Nursing pioneer (1885-1952)

Rae Landy (June 27, 1885, Lithuania – March 5, 1952, Cleveland, OH) was a nursing pioneer. She was one of the first two American nurses (along with Rose Kaplan) sent to Palestine by Hadassah in 1913.

==Early life==
Landy (born Rachel) was the daughter of Rabbi Jacob and Eva (Gross) Landy. Together with her three sisters and three brothers, the family immigrated to Cleveland, Ohio, in 1888.

==Nursing career==
In 1904, Landy was part of the first class of nursing students sponsored by the Jewish Women's Hospital Association (later Mount Sinai Hospital) in Cleveland.

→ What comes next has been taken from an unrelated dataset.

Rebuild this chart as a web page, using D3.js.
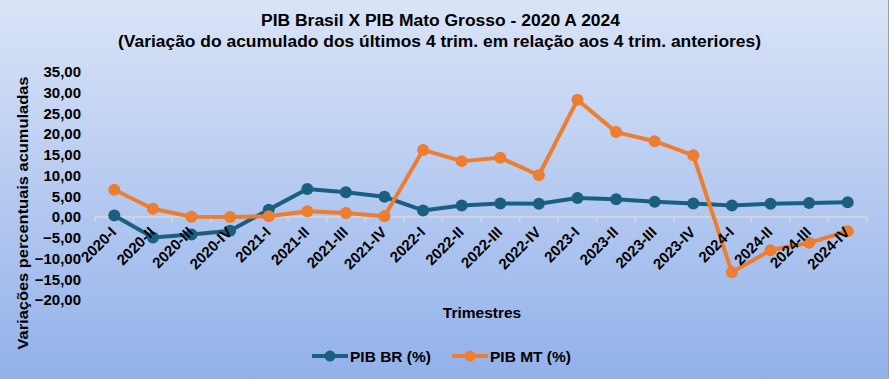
<!DOCTYPE html>
<html>
<head>
<meta charset="utf-8">
<script src="https://cdn.jsdelivr.net/npm/d3@7"></script>
<style>
html,body{margin:0;padding:0;}
body{width:889px;height:379px;overflow:hidden;}
text{font-family:"Liberation Sans",Arial,sans-serif;font-weight:bold;}
</style>
</head>
<body>
<svg id="chart" width="889" height="379"></svg>
<script>
const categories = ["2020-I","2020-II","2020-III","2020-IV","2021-I","2021-II","2021-III","2021-IV","2022-I","2022-II","2022-III","2022-IV","2023-I","2023-II","2023-III","2023-IV","2024-I","2024-II","2024-III","2024-IV"];
const pibBR = [0.4,-4.9,-4.2,-3.3,1.8,6.8,6.0,4.9,1.6,2.8,3.3,3.2,4.6,4.3,3.7,3.3,2.8,3.2,3.4,3.6];
const pibMT = [6.6,2.0,0.1,0.0,0.2,1.4,1.0,0.2,16.2,13.5,14.3,10.1,28.3,20.5,18.3,14.9,-13.3,-8.0,-6.2,-3.4];
const yTicks = [35,30,25,20,15,10,5,0,-5,-10,-15,-20];
const seriesNames = ["PIB BR (%)","PIB MT (%)"];
const seriesColors = ["#1b5f80","#ed7d31"];

const svg = d3.select("#chart");
const W = 889, H = 379;

const defs = svg.append("defs");
const grad = defs.append("linearGradient").attr("id","bg").attr("x1",0).attr("y1",0).attr("x2",0).attr("y2",1);
grad.append("stop").attr("offset","0%").attr("stop-color","#dae4f7");
grad.append("stop").attr("offset","100%").attr("stop-color","#92b1ea");
svg.append("rect").attr("width",W).attr("height",H).attr("fill","url(#bg)");
svg.append("line").attr("x1",888.5).attr("x2",888.5).attr("y1",0).attr("y2",H).attr("stroke","#a0a0a0").attr("stroke-width",1);

// Title
svg.append("text").attr("x",440.5).attr("y",26).attr("text-anchor","middle").attr("font-size",16).attr("fill","#000")
  .attr("textLength",359).attr("lengthAdjust","spacingAndGlyphs")
  .text("PIB Brasil X PIB Mato Grosso - 2020 A 2024");
svg.append("text").attr("x",439.5).attr("y",47).attr("text-anchor","middle").attr("font-size",16.5).attr("fill","#000")
  .attr("textLength",643).attr("lengthAdjust","spacingAndGlyphs")
  .text("(Variação do acumulado dos últimos 4 trim. em relação aos 4 trim. anteriores)");

const x = d3.scalePoint().domain(categories).range([95,867]).padding(0.5);
const xBand = d3.scaleBand().domain(categories).range([95,867]);
const y = d3.scaleLinear().domain([-20,35]).range([300,72]);

// Y axis labels
const yAxis = d3.axisLeft(y).tickValues(yTicks).tickSize(0).tickPadding(0)
  .tickFormat(d => d3.format(".2f")(d).replace(".",","));
const gy = svg.append("g").attr("transform","translate(81,0)").call(yAxis);
gy.select(".domain").remove();
gy.selectAll("text").attr("font-size",15).attr("fill","#000").attr("font-family","Liberation Sans, Arial, sans-serif").attr("font-weight","bold");

// Y title
svg.append("text").attr("transform","translate(28,213) rotate(-90)").attr("text-anchor","middle")
  .attr("font-size",15).attr("fill","#000").attr("textLength",273).attr("lengthAdjust","spacingAndGlyphs")
  .text("Variações percentuais acumuladas");

// X axis at zero
const y0 = y(0);
svg.append("line").attr("x1",95).attr("x2",867).attr("y1",y0).attr("y2",y0).attr("stroke","#d9d9d9").attr("stroke-width",1.5);
const bounds = categories.map(c => xBand(c)).concat([867]);
svg.append("g").selectAll("line").data(bounds).join("line")
  .attr("x1",d=>d).attr("x2",d=>d).attr("y1",y0).attr("y2",y0+5).attr("stroke","#d9d9d9").attr("stroke-width",1.5);

// Lines
const line = d3.line().x((d,i)=>x(categories[i])).y(d=>y(d));
[pibBR,pibMT].forEach((s,k)=>{
  svg.append("path").datum(s).attr("d",line).attr("fill","none").attr("stroke",seriesColors[k]).attr("stroke-width",4).attr("stroke-linejoin","round");
  svg.append("g").selectAll("circle").data(s).join("circle")
    .attr("cx",(d,i)=>x(categories[i])).attr("cy",d=>y(d)).attr("r",6).attr("fill",seriesColors[k]);
});

// X tick labels (drawn over the lines, as in the reference)
svg.append("g").selectAll("text").data(categories).join("text")
  .attr("transform", d => `translate(${x(d)+3},${y0+16}) rotate(-45)`)
  .attr("text-anchor","end").attr("font-size",15).attr("fill","#000").text(d=>d);

// X title
svg.append("text").attr("x",482).attr("y",318).attr("text-anchor","middle").attr("font-size",15.5).attr("fill","#000").text("Trimestres");

// Legend
const legX = [312,452];
seriesNames.forEach((n,k)=>{
  const g = svg.append("g").attr("transform",`translate(${legX[k]},356)`);
  g.append("line").attr("x1",0).attr("x2",36).attr("y1",0).attr("y2",0).attr("stroke",seriesColors[k]).attr("stroke-width",4);
  g.append("circle").attr("cx",18).attr("cy",0).attr("r",5.5).attr("fill",seriesColors[k]);
  g.append("text").attr("x",38).attr("y",5.5).attr("font-size",15.5).attr("fill","#000").text(n);
});
</script>
</body>
</html>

In 1913, Landy was personally recruited by Henrietta Szold, the founder of Hadassah, to travel to Palestine and start a visiting nurse service. Together with Rose Kaplan, Landy opened a settlement house to train young women in nursing, first aid, and hygiene. She remained in Palestine until the outbreak of World War One caused Hadassah to suspend the program.

Landy began her long career with the United States Army Nurse Corps in 1918. She served overseas with the American Expeditionary Forces in Germany, Belgium, and France, as well as in the Philippines during the 1930s. She rose through the ranks, serving at the headquarters of the Second Corps Area at Governors Island in New York and Crile General Hospital in Cleveland. She retired in 1944 as a lieutenant colonel, the second highest rank in the Army Nursing Corps. Landy is buried at Arlington National Cemetery.